● **The task**
Pictures are to be left out. Copy exactly the lines from the one containing "Clone this chart in D3.js." to the one containing "const kiminosuki = [5.9];", both ends kept.

-- Start Exercise data --

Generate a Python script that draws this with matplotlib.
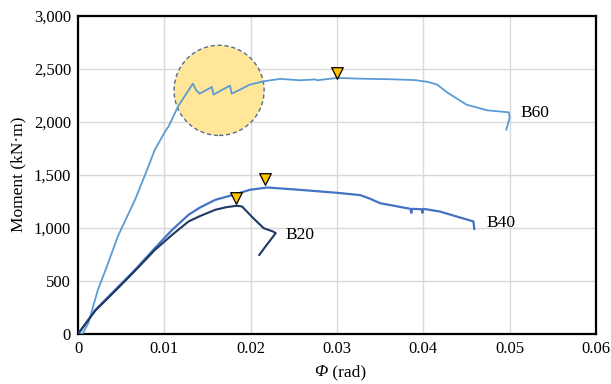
import matplotlib
matplotlib.use("Agg")
import matplotlib.pyplot as plt
from matplotlib.patches import Ellipse
from matplotlib.ticker import FuncFormatter

plt.rcParams['font.family'] = ['Liberation Serif', 'DejaVu Serif']

# curvature (rad) and moment (kN*m)
b60_phi = [0.0, 0.0005, 0.0012, 0.0023, 0.0035, 0.0046, 0.0066, 0.0080, 0.0089,
           0.0101, 0.0105, 0.0116, 0.0133, 0.0137, 0.0141, 0.0155, 0.0157, 0.0176,
           0.0178, 0.0186, 0.0199, 0.0215, 0.0234, 0.0257, 0.0275, 0.0277, 0.0300,
           0.0327, 0.0360, 0.0390, 0.0405, 0.0416, 0.0428, 0.0450, 0.0474, 0.0499,
           0.0500, 0.0496]
b60_m = [0, 0, 104, 415, 670, 918, 1264, 1547, 1736,
         1910, 1957, 2146, 2358, 2295, 2264, 2327, 2255, 2340,
         2264, 2295, 2349, 2380, 2403, 2390, 2398, 2390, 2412,
         2405, 2400, 2392, 2375, 2349, 2273, 2160, 2107, 2088,
         2038, 1925]

b40_phi = [0.0, 0.0020, 0.0043, 0.0066, 0.0089, 0.0109, 0.0128, 0.0141, 0.0159,
           0.0180, 0.0199, 0.0219, 0.0257, 0.0300, 0.0327, 0.0338, 0.0350, 0.0385,
           0.0386, 0.0387, 0.0398, 0.0399, 0.0400, 0.0419, 0.0458, 0.0459]
b40_m = [0, 226, 415, 604, 808, 981, 1123, 1190, 1264,
         1311, 1358, 1380, 1358, 1330, 1308, 1275, 1232, 1179,
         1141, 1179, 1175, 1141, 1179, 1154, 1060, 990]

b20_phi = [0.0, 0.0020, 0.0043, 0.0066, 0.0089, 0.0109, 0.0128, 0.0141, 0.0159,
           0.0172, 0.0184, 0.0190, 0.0203, 0.0215, 0.0226, 0.0229, 0.0217, 0.0210]
b20_m = [0, 220, 405, 595, 792, 934, 1060, 1110, 1170,
         1195, 1208, 1201, 1091, 997, 965, 950, 823, 745]

peak_phi = [0.0300, 0.0216, 0.0183]
peak_m = [2462, 1462, 1280]

labels = ["B60", "B40", "B20"]
label_phi = [0.0513, 0.0473, 0.0240]
label_m = [2080, 1050, 930]

fig = plt.figure(figsize=(6.11, 3.84), dpi=100)
ax = fig.add_axes([0.1277, 0.1302, 0.8478, 0.8294])

ax.grid(True, color='#D9D9D9', linewidth=1.0, zorder=0)
ax.set_axisbelow(True)

# highlighted region around the stepped drops of B60
ax.add_patch(Ellipse((0.01634, 2295), 0.01043, 849, facecolor='#FFE699',
                     edgecolor='#4F6E94', linestyle=(0, (3, 2)), linewidth=1.0,
                     zorder=1))

ax.plot(b60_phi, b60_m, color='#5B9BD5', linewidth=1.3, zorder=3)
ax.plot(b40_phi, b40_m, color='#4472C4', linewidth=1.6, zorder=3)
ax.plot(b20_phi, b20_m, color='#1F3864', linewidth=1.5, zorder=3)

ax.scatter(peak_phi, peak_m, marker='v', s=70, facecolor='#FFC000',
           edgecolor='black', linewidth=0.9, zorder=4)

for lab, x, y in zip(labels, label_phi, label_m):
    ax.text(x, y, lab, fontsize=12.5, ha='left', va='center')

ax.set_xlim(0, 0.06)
ax.set_ylim(0, 3000)
ax.set_xticks([0, 0.01, 0.02, 0.03, 0.04, 0.05, 0.06])
ax.set_xticklabels(['0', '0.01', '0.02', '0.03', '0.04', '0.05', '0.06'])
ax.set_yticks(range(0, 3001, 500))
ax.yaxis.set_major_formatter(FuncFormatter(lambda v, p: f"{int(v):,}"))
ax.tick_params(labelsize=12, length=0, pad=5)

for s in ax.spines.values():
    s.set_color('black')
    s.set_linewidth(1.6)

# x label: italic Phi followed by upright unit
ax.text(0.482, -0.12, 'Φ', style='italic', fontsize=12.5, ha='right',
        va='center', transform=ax.transAxes)
ax.text(0.482, -0.12, ' (rad)', fontsize=12.5, ha='left', va='center',
        transform=ax.transAxes)
ax.set_ylabel('Moment (kN·m)', fontsize=12.5, labelpad=5)

fig.savefig('out.png', dpi=100)
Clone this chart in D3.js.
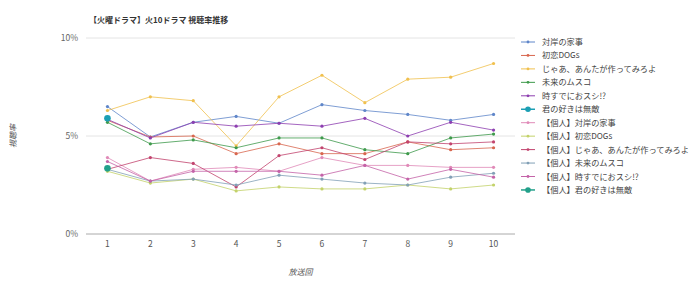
<!doctype html>
<html lang="ja">
<head>
<meta charset="UTF-8" />
<title>火10ドラマ 視聴率推移</title>
<script src="https://cdn.jsdelivr.net/npm/d3@7"></script>
<style>
  body { margin: 0; background: #fff; }
  svg text { font-family: "Noto Sans CJK JP", "Noto Sans", sans-serif; }
</style>
</head>
<body>
<svg id="chart" width="700" height="293"></svg>
<script>
// episodes on x axis
const episodes = [1, 2, 3, 4, 5, 6, 7, 8, 9, 10];
const yTicks = [0, 5, 10];

// series names (legend order)
const names = [
  "対岸の家事", "初恋DOGs", "じゃあ、あんたが作ってみろよ", "未来のムスコ",
  "時すでにおスシ!?", "君の好きは無敵",
  "【個人】対岸の家事", "【個人】初恋DOGs", "【個人】じゃあ、あんたが作ってみろよ",
  "【個人】未来のムスコ", "【個人】時すでにおスシ!?", "【個人】君の好きは無敵"
];
const colors = [
  "#5f86c9", "#d8674f", "#f0c04e", "#3f9a4c", "#8d3fb0", "#1b9fb4",
  "#e08ab8", "#c3d26a", "#c2446e", "#82a0b6", "#c463a8", "#22a08a"
];

// household ratings (%)
const taigan  = [6.5, 4.95, 5.7, 6.0, 5.65, 6.6, 6.3, 6.1, 5.8, 6.1];
const hatsukoi = [5.8, 4.95, 5.0, 4.1, 4.6, 4.1, 4.1, 4.7, 4.3, 4.4];
const jaa     = [6.3, 7.0, 6.8, 4.5, 7.0, 8.1, 6.7, 7.9, 8.0, 8.7];
const mirai   = [5.7, 4.6, 4.8, 4.4, 4.9, 4.9, 4.3, 4.1, 4.9, 5.1];
const sushi   = [5.85, 4.9, 5.7, 5.5, 5.65, 5.5, 5.9, 5.0, 5.7, 5.3];
const kiminosuki = [5.9];

// individual ratings (%)
const kTaigan  = [3.9, 2.7, 3.3, 3.4, 3.2, 3.9, 3.5, 3.5, 3.4, 3.4];
const kHatsukoi = [3.2, 2.6, 2.8, 2.2, 2.4, 2.3, 2.3, 2.5, 2.3, 2.5];
const kJaa     = [3.3, 3.9, 3.6, 2.4, 4.0, 4.4, 3.8, 4.7, 4.6, 4.7];
const kMirai   = [3.3, 2.7, 2.8, 2.5, 3.0, 2.8, 2.6, 2.5, 2.9, 3.1];
const kSushi   = [3.7, 2.7, 3.2, 3.2, 3.2, 3.0, 3.5, 2.8, 3.3, 2.9];
const kKiminosuki = [3.35];

const seriesValues = [taigan, hatsukoi, jaa, mirai, sushi, kiminosuki,
  kTaigan, kHatsukoi, kJaa, kMirai, kSushi, kKiminosuki];

const svg = d3.select("#chart");
const plotL = 86, plotR = 515, plotT = 38, plotB = 234;

const x = d3.scalePoint().domain(episodes).range([plotL, plotR]).padding(0.5);
const y = d3.scaleLinear().domain([0, 10]).range([plotB, plotT]);

svg.append("text")
  .attr("x", 89).attr("y", 23)
  .attr("font-size", 8).attr("font-weight", "bold").attr("fill", "#333")
  .text("【火曜ドラマ】火10ドラマ 視聴率推移");

// grid
svg.append("g").selectAll("line").data(yTicks).join("line")
  .attr("x1", plotL).attr("x2", plotR)
  .attr("y1", d => y(d)).attr("y2", d => y(d))
  .attr("stroke", d => d === 0 ? "#aaa" : "#e4e4e4").attr("stroke-width", 1);

svg.append("g").selectAll("text").data(yTicks).join("text")
  .attr("x", 78).attr("y", d => y(d) + 3)
  .attr("text-anchor", "end").attr("font-size", 8.5).attr("fill", "#666")
  .text(d => d + "%");

svg.append("g").selectAll("text").data(episodes).join("text")
  .attr("x", d => x(d)).attr("y", 247)
  .attr("text-anchor", "middle").attr("font-size", 8.5).attr("fill", "#555")
  .text(d => d);

svg.append("text")
  .attr("x", (plotL + plotR) / 2).attr("y", 275)
  .attr("text-anchor", "middle").attr("font-size", 8).attr("font-style", "italic").attr("fill", "#555")
  .text("放送回");

svg.append("text")
  .attr("transform", `translate(16,${(plotT + plotB) / 2}) rotate(-90)`)
  .attr("text-anchor", "middle").attr("font-size", 8).attr("font-style", "italic").attr("fill", "#555")
  .text("視聴率");

// lines
const line = d3.line().x((d, i) => x(episodes[i])).y(d => y(d));
const plot = svg.append("g");
seriesValues.forEach((vals, s) => {
  const g = plot.append("g");
  if (vals.length > 1) {
    g.append("path").attr("d", line(vals))
      .attr("fill", "none").attr("stroke", colors[s]).attr("stroke-width", 1).attr("opacity", 0.8);
  }
  g.selectAll("circle").data(vals).join("circle")
    .attr("cx", (d, i) => x(episodes[i])).attr("cy", d => y(d))
    .attr("r", vals.length > 1 ? 1.6 : 3.3)
    .attr("fill", colors[s]);
});

// legend
const lg = svg.append("g").selectAll("g").data(names).join("g")
  .attr("transform", (d, i) => `translate(521,${42 + i * 13.45})`);
lg.append("line").attr("x1", 0).attr("x2", 14).attr("y1", 0).attr("y2", 0)
  .attr("stroke", (d, i) => colors[i]).attr("stroke-width", (d, i) => i % 6 === 5 ? 1.5 : 1);
lg.append("circle").attr("cx", 7).attr("cy", 0)
  .attr("r", (d, i) => i % 6 === 5 ? 2.8 : 1.4).attr("fill", (d, i) => colors[i]);
lg.append("text").attr("x", 21).attr("y", 3)
  .attr("font-size", 8.2).attr("fill", "#444").text(d => d);
</script>
</body>
</html>
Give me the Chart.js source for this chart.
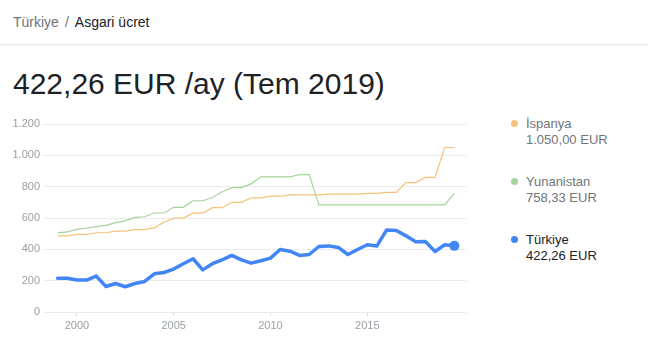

-- End Exercise data --

● **Full solution**
Clone this chart in D3.js.
<!doctype html>
<html lang="ja">
<head>
<meta charset="UTF-8" />
<title>火10ドラマ 視聴率推移</title>
<script src="https://cdn.jsdelivr.net/npm/d3@7"></script>
<style>
  body { margin: 0; background: #fff; }
  svg text { font-family: "Noto Sans CJK JP", "Noto Sans", sans-serif; }
</style>
</head>
<body>
<svg id="chart" width="700" height="293"></svg>
<script>
// episodes on x axis
const episodes = [1, 2, 3, 4, 5, 6, 7, 8, 9, 10];
const yTicks = [0, 5, 10];

// series names (legend order)
const names = [
  "対岸の家事", "初恋DOGs", "じゃあ、あんたが作ってみろよ", "未来のムスコ",
  "時すでにおスシ!?", "君の好きは無敵",
  "【個人】対岸の家事", "【個人】初恋DOGs", "【個人】じゃあ、あんたが作ってみろよ",
  "【個人】未来のムスコ", "【個人】時すでにおスシ!?", "【個人】君の好きは無敵"
];
const colors = [
  "#5f86c9", "#d8674f", "#f0c04e", "#3f9a4c", "#8d3fb0", "#1b9fb4",
  "#e08ab8", "#c3d26a", "#c2446e", "#82a0b6", "#c463a8", "#22a08a"
];

// household ratings (%)
const taigan  = [6.5, 4.95, 5.7, 6.0, 5.65, 6.6, 6.3, 6.1, 5.8, 6.1];
const hatsukoi = [5.8, 4.95, 5.0, 4.1, 4.6, 4.1, 4.1, 4.7, 4.3, 4.4];
const jaa     = [6.3, 7.0, 6.8, 4.5, 7.0, 8.1, 6.7, 7.9, 8.0, 8.7];
const mirai   = [5.7, 4.6, 4.8, 4.4, 4.9, 4.9, 4.3, 4.1, 4.9, 5.1];
const sushi   = [5.85, 4.9, 5.7, 5.5, 5.65, 5.5, 5.9, 5.0, 5.7, 5.3];
const kiminosuki = [5.9];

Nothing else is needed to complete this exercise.